* start *

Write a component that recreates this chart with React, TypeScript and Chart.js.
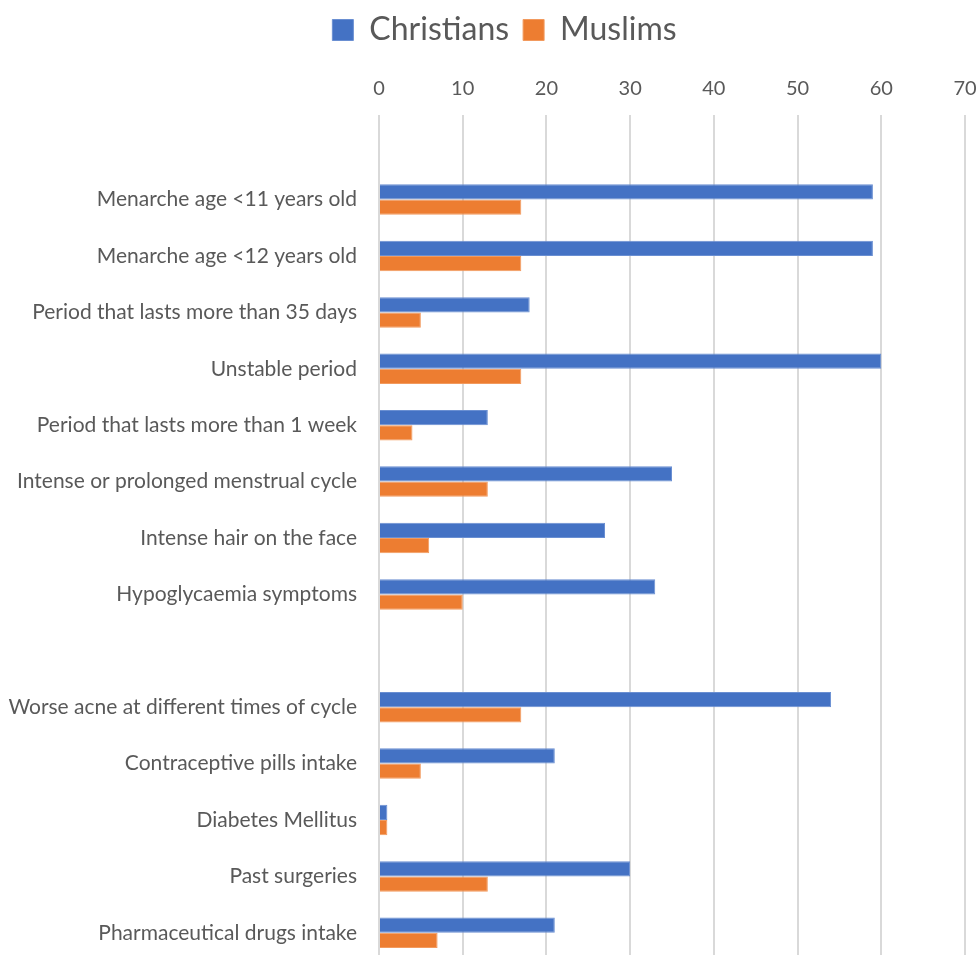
import React, { useEffect, useRef } from "react";
import { Chart, registerables } from "chart.js";

Chart.register(...registerables);

const categories = [
  "",
  "Menarche age <11 years old",
  "Menarche age <12 years old",
  "Period that lasts more than 35 days",
  "Unstable period",
  "Period that lasts more than 1 week",
  "Intense or prolonged menstrual cycle",
  "Intense hair on the face",
  "Hypoglycaemia symptoms",
  "",
  "Worse acne at different times of cycle",
  "Contraceptive pills intake",
  "Diabetes Mellitus",
  "Past surgeries",
  "Pharmaceutical drugs intake",
];

const christians = [null, 59, 59, 18, 60, 13, 35, 27, 33, null, 54, 21, 1, 30, 21];
const muslims = [null, 17, 17, 5, 17, 4, 13, 6, 10, null, 17, 5, 1, 13, 7];

const xMin = 0;
const xMax = 70;
const xStep = 10;

const FONT = "Lato, 'Open Sans', sans-serif";
const W = 977;
const H = 961;

const legendShift = {
  id: "legendShift",
  afterLayout(chart: any) {
    const lg = chart.legend;
    if (lg) {
      lg.left += 18;
      lg.right += 18;
    }
  },
};

export default function App() {
  const ref = useRef<HTMLCanvasElement | null>(null);

  useEffect(() => {
    if (!ref.current) return;
    const chart = new Chart(ref.current, {
      type: "bar",
      data: {
        labels: categories,
        datasets: [
          {
            label: "Christians",
            data: christians,
            backgroundColor: "#4472C4",
            borderColor: "#6A8FD2",
            borderWidth: 1,
            categoryPercentage: 0.54,
            barPercentage: 1,
          },
          {
            label: "Muslims",
            data: muslims,
            backgroundColor: "#ED7D31",
            borderColor: "#F29A5E",
            borderWidth: 1,
            categoryPercentage: 0.54,
            barPercentage: 1,
          },
        ],
      },
      plugins: [legendShift],
      options: {
        indexAxis: "y",
        animation: false,
        responsive: false,
        maintainAspectRatio: false,
        layout: { padding: { left: 8, right: 12, top: 0, bottom: 0 } },
        plugins: {
          legend: {
            position: "top",
            labels: {
              font: { family: FONT, size: 32 },
              color: "#595959",
              boxWidth: 21,
              boxHeight: 21,
              padding: 14,
            },
          },
          tooltip: { enabled: false },
        },
        scales: {
          x: {
            position: "top",
            min: xMin,
            max: xMax,
            ticks: {
              stepSize: xStep,
              color: "#595959",
              font: { family: FONT, size: 20 },
              padding: 14,
            },
            grid: { color: "#D9D9D9", lineWidth: 2, drawTicks: false },
            border: { display: false },
            afterFit: (scale: any) => {
              scale.height = 59;
              scale.paddingLeft = 0;
              scale.paddingRight = 0;
            },
          },
          y: {
            ticks: {
              color: "#595959",
              font: { family: FONT, size: 21 },
              padding: 22,
              autoSkip: false,
            },
            grid: { display: false, drawTicks: false },
            border: { display: false },
            afterFit: (scale: any) => {
              scale.width = 371;
              scale.paddingTop = 0;
              scale.paddingBottom = 0;
            },
          },
        },
      },
    });
    return () => chart.destroy();
  }, []);

  return (
    <div style={{ position: "fixed", left: 0, top: 0, width: W, height: H, background: "#fff", overflow: "hidden" }}>
      <canvas ref={ref} width={W} height={H} style={{ display: "block" }} />
    </div>
  );
}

* end *

• _Task prompt_: Reproduce every line above as written, skipping pictures.

• _Task response_:
Write a component that recreates this chart with React, TypeScript and Chart.js.
import React, { useEffect, useRef } from "react";
import { Chart, registerables } from "chart.js";

Chart.register(...registerables);

const categories = [
  "",
  "Menarche age <11 years old",
  "Menarche age <12 years old",
  "Period that lasts more than 35 days",
  "Unstable period",
  "Period that lasts more than 1 week",
  "Intense or prolonged menstrual cycle",
  "Intense hair on the face",
  "Hypoglycaemia symptoms",
  "",
  "Worse acne at different times of cycle",
  "Contraceptive pills intake",
  "Diabetes Mellitus",
  "Past surgeries",
  "Pharmaceutical drugs intake",
];

const christians = [null, 59, 59, 18, 60, 13, 35, 27, 33, null, 54, 21, 1, 30, 21];
const muslims = [null, 17, 17, 5, 17, 4, 13, 6, 10, null, 17, 5, 1, 13, 7];

const xMin = 0;
const xMax = 70;
const xStep = 10;

const FONT = "Lato, 'Open Sans', sans-serif";
const W = 977;
const H = 961;

const legendShift = {
  id: "legendShift",
  afterLayout(chart: any) {
    const lg = chart.legend;
    if (lg) {
      lg.left += 18;
      lg.right += 18;
    }
  },
};

export default function App() {
  const ref = useRef<HTMLCanvasElement | null>(null);

  useEffect(() => {
    if (!ref.current) return;
    const chart = new Chart(ref.current, {
      type: "bar",
      data: {
        labels: categories,
        datasets: [
          {
            label: "Christians",
            data: christians,
            backgroundColor: "#4472C4",
            borderColor: "#6A8FD2",
            borderWidth: 1,
            categoryPercentage: 0.54,
            barPercentage: 1,
          },
          {
            label: "Muslims",
            data: muslims,
            backgroundColor: "#ED7D31",
            borderColor: "#F29A5E",
            borderWidth: 1,
            categoryPercentage: 0.54,
            barPercentage: 1,
          },
        ],
      },
      plugins: [legendShift],
      options: {
        indexAxis: "y",
        animation: false,
        responsive: false,
        maintainAspectRatio: false,
        layout: { padding: { left: 8, right: 12, top: 0, bottom: 0 } },
        plugins: {
          legend: {
            position: "top",
            labels: {
              font: { family: FONT, size: 32 },
              color: "#595959",
              boxWidth: 21,
              boxHeight: 21,
              padding: 14,
            },
          },
          tooltip: { enabled: false },
        },
        scales: {
          x: {
            position: "top",
            min: xMin,
            max: xMax,
            ticks: {
              stepSize: xStep,
              color: "#595959",
              font: { family: FONT, size: 20 },
              padding: 14,
            },
            grid: { color: "#D9D9D9", lineWidth: 2, drawTicks: false },
            border: { display: false },
            afterFit: (scale: any) => {
              scale.height = 59;
              scale.paddingLeft = 0;
              scale.paddingRight = 0;
            },
          },
          y: {
            ticks: {
              color: "#595959",
              font: { family: FONT, size: 21 },
              padding: 22,
              autoSkip: false,
            },
            grid: { display: false, drawTicks: false },
            border: { display: false },
            afterFit: (scale: any) => {
              scale.width = 371;
              scale.paddingTop = 0;
              scale.paddingBottom = 0;
            },
          },
        },
      },
    });
    return () => chart.destroy();
  }, []);

  return (
    <div style={{ position: "fixed", left: 0, top: 0, width: W, height: H, background: "#fff", overflow: "hidden" }}>
      <canvas ref={ref} width={W} height={H} style={{ display: "block" }} />
    </div>
  );
}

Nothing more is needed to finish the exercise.